What the exercise asks: Exactly as written, quote every line that follows, skipping the images.

Collected data:
## START
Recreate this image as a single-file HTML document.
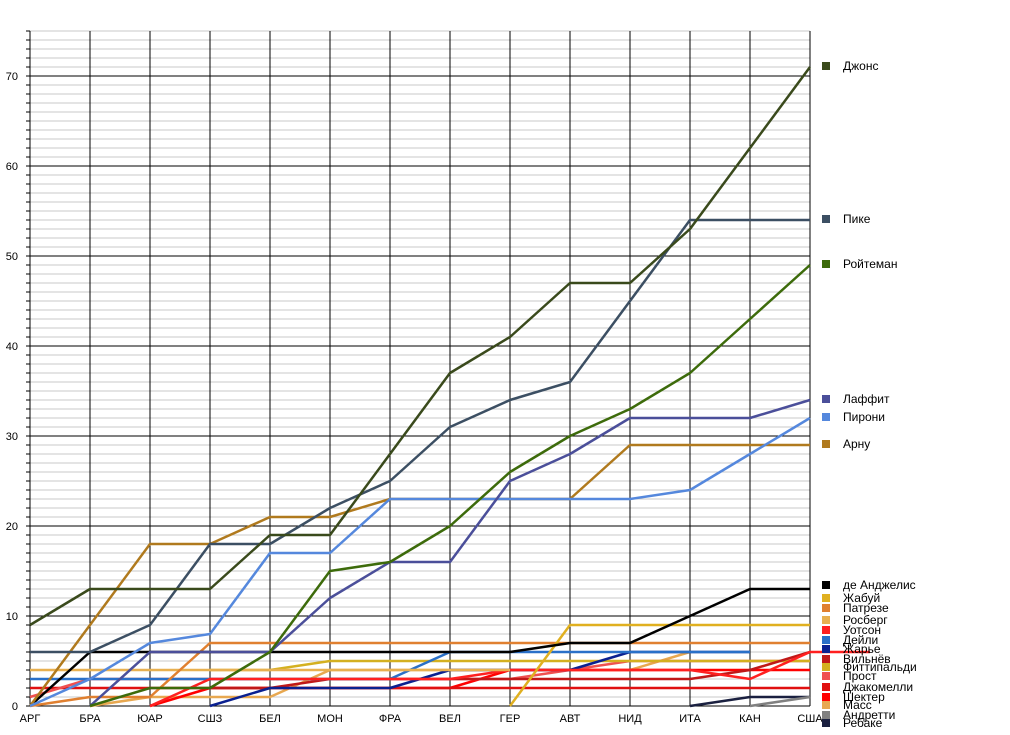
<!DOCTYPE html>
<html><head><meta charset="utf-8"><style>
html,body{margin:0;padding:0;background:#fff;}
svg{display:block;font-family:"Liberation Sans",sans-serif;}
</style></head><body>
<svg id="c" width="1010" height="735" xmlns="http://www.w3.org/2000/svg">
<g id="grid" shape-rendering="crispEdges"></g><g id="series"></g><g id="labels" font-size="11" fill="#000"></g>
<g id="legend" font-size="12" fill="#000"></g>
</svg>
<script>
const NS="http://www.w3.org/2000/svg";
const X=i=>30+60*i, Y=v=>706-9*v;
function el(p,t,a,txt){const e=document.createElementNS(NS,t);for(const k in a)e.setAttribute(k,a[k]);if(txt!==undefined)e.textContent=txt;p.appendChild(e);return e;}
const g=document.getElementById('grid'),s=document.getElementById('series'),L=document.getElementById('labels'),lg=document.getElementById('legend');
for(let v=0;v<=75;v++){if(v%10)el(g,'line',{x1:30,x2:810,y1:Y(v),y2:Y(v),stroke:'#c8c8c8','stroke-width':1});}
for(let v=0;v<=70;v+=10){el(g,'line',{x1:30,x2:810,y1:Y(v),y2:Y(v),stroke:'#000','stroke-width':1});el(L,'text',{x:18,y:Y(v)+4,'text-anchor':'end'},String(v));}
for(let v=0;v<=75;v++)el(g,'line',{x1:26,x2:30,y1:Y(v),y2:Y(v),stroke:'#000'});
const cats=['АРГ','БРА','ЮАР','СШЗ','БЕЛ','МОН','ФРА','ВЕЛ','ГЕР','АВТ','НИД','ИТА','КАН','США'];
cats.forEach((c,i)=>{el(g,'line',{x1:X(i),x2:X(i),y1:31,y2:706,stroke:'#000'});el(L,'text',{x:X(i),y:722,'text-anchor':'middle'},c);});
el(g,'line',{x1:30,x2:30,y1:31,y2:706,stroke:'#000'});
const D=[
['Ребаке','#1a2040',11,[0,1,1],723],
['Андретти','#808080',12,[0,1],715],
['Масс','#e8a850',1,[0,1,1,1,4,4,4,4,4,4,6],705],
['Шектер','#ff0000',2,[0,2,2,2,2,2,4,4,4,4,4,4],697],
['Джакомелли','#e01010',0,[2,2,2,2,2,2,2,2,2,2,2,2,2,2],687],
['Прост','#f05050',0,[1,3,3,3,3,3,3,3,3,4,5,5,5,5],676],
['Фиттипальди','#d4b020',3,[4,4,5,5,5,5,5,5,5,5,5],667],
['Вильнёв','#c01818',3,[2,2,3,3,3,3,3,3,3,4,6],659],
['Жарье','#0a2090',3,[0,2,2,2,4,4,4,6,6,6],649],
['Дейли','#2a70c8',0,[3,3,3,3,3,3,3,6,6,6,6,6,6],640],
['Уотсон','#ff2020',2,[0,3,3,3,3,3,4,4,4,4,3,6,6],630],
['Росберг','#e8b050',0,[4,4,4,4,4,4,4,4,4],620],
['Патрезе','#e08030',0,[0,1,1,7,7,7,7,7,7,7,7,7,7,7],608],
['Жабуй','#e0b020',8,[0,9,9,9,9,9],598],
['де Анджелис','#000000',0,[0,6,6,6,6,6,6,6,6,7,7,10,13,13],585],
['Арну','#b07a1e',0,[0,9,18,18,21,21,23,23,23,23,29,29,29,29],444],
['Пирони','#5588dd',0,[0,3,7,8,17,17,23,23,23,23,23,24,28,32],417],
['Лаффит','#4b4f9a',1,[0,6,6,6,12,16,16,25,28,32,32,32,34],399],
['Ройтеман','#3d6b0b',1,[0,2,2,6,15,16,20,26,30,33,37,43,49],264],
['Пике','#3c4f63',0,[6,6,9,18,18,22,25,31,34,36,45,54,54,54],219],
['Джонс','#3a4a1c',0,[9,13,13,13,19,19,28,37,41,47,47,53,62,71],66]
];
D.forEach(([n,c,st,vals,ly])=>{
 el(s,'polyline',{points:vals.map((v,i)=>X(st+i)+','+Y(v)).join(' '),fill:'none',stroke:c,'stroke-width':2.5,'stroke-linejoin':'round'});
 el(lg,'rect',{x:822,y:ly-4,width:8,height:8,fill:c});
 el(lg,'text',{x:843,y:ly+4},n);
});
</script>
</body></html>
## END
Complete answer:
Recreate this image as a single-file HTML document.
<!DOCTYPE html>
<html><head><meta charset="utf-8"><style>
html,body{margin:0;padding:0;background:#fff;}
svg{display:block;font-family:"Liberation Sans",sans-serif;}
</style></head><body>
<svg id="c" width="1010" height="735" xmlns="http://www.w3.org/2000/svg">
<g id="grid" shape-rendering="crispEdges"></g><g id="series"></g><g id="labels" font-size="11" fill="#000"></g>
<g id="legend" font-size="12" fill="#000"></g>
</svg>
<script>
const NS="http://www.w3.org/2000/svg";
const X=i=>30+60*i, Y=v=>706-9*v;
function el(p,t,a,txt){const e=document.createElementNS(NS,t);for(const k in a)e.setAttribute(k,a[k]);if(txt!==undefined)e.textContent=txt;p.appendChild(e);return e;}
const g=document.getElementById('grid'),s=document.getElementById('series'),L=document.getElementById('labels'),lg=document.getElementById('legend');
for(let v=0;v<=75;v++){if(v%10)el(g,'line',{x1:30,x2:810,y1:Y(v),y2:Y(v),stroke:'#c8c8c8','stroke-width':1});}
for(let v=0;v<=70;v+=10){el(g,'line',{x1:30,x2:810,y1:Y(v),y2:Y(v),stroke:'#000','stroke-width':1});el(L,'text',{x:18,y:Y(v)+4,'text-anchor':'end'},String(v));}
for(let v=0;v<=75;v++)el(g,'line',{x1:26,x2:30,y1:Y(v),y2:Y(v),stroke:'#000'});
const cats=['АРГ','БРА','ЮАР','СШЗ','БЕЛ','МОН','ФРА','ВЕЛ','ГЕР','АВТ','НИД','ИТА','КАН','США'];
cats.forEach((c,i)=>{el(g,'line',{x1:X(i),x2:X(i),y1:31,y2:706,stroke:'#000'});el(L,'text',{x:X(i),y:722,'text-anchor':'middle'},c);});
el(g,'line',{x1:30,x2:30,y1:31,y2:706,stroke:'#000'});
const D=[
['Ребаке','#1a2040',11,[0,1,1],723],
['Андретти','#808080',12,[0,1],715],
['Масс','#e8a850',1,[0,1,1,1,4,4,4,4,4,4,6],705],
['Шектер','#ff0000',2,[0,2,2,2,2,2,4,4,4,4,4,4],697],
['Джакомелли','#e01010',0,[2,2,2,2,2,2,2,2,2,2,2,2,2,2],687],
['Прост','#f05050',0,[1,3,3,3,3,3,3,3,3,4,5,5,5,5],676],
['Фиттипальди','#d4b020',3,[4,4,5,5,5,5,5,5,5,5,5],667],
['Вильнёв','#c01818',3,[2,2,3,3,3,3,3,3,3,4,6],659],
['Жарье','#0a2090',3,[0,2,2,2,4,4,4,6,6,6],649],
['Дейли','#2a70c8',0,[3,3,3,3,3,3,3,6,6,6,6,6,6],640],
['Уотсон','#ff2020',2,[0,3,3,3,3,3,4,4,4,4,3,6,6],630],
['Росберг','#e8b050',0,[4,4,4,4,4,4,4,4,4],620],
['Патрезе','#e08030',0,[0,1,1,7,7,7,7,7,7,7,7,7,7,7],608],
['Жабуй','#e0b020',8,[0,9,9,9,9,9],598],
['де Анджелис','#000000',0,[0,6,6,6,6,6,6,6,6,7,7,10,13,13],585],
['Арну','#b07a1e',0,[0,9,18,18,21,21,23,23,23,23,29,29,29,29],444],
['Пирони','#5588dd',0,[0,3,7,8,17,17,23,23,23,23,23,24,28,32],417],
['Лаффит','#4b4f9a',1,[0,6,6,6,12,16,16,25,28,32,32,32,34],399],
['Ройтеман','#3d6b0b',1,[0,2,2,6,15,16,20,26,30,33,37,43,49],264],
['Пике','#3c4f63',0,[6,6,9,18,18,22,25,31,34,36,45,54,54,54],219],
['Джонс','#3a4a1c',0,[9,13,13,13,19,19,28,37,41,47,47,53,62,71],66]
];
D.forEach(([n,c,st,vals,ly])=>{
 el(s,'polyline',{points:vals.map((v,i)=>X(st+i)+','+Y(v)).join(' '),fill:'none',stroke:c,'stroke-width':2.5,'stroke-linejoin':'round'});
 el(lg,'rect',{x:822,y:ly-4,width:8,height:8,fill:c});
 el(lg,'text',{x:843,y:ly+4},n);
});
</script>
</body></html>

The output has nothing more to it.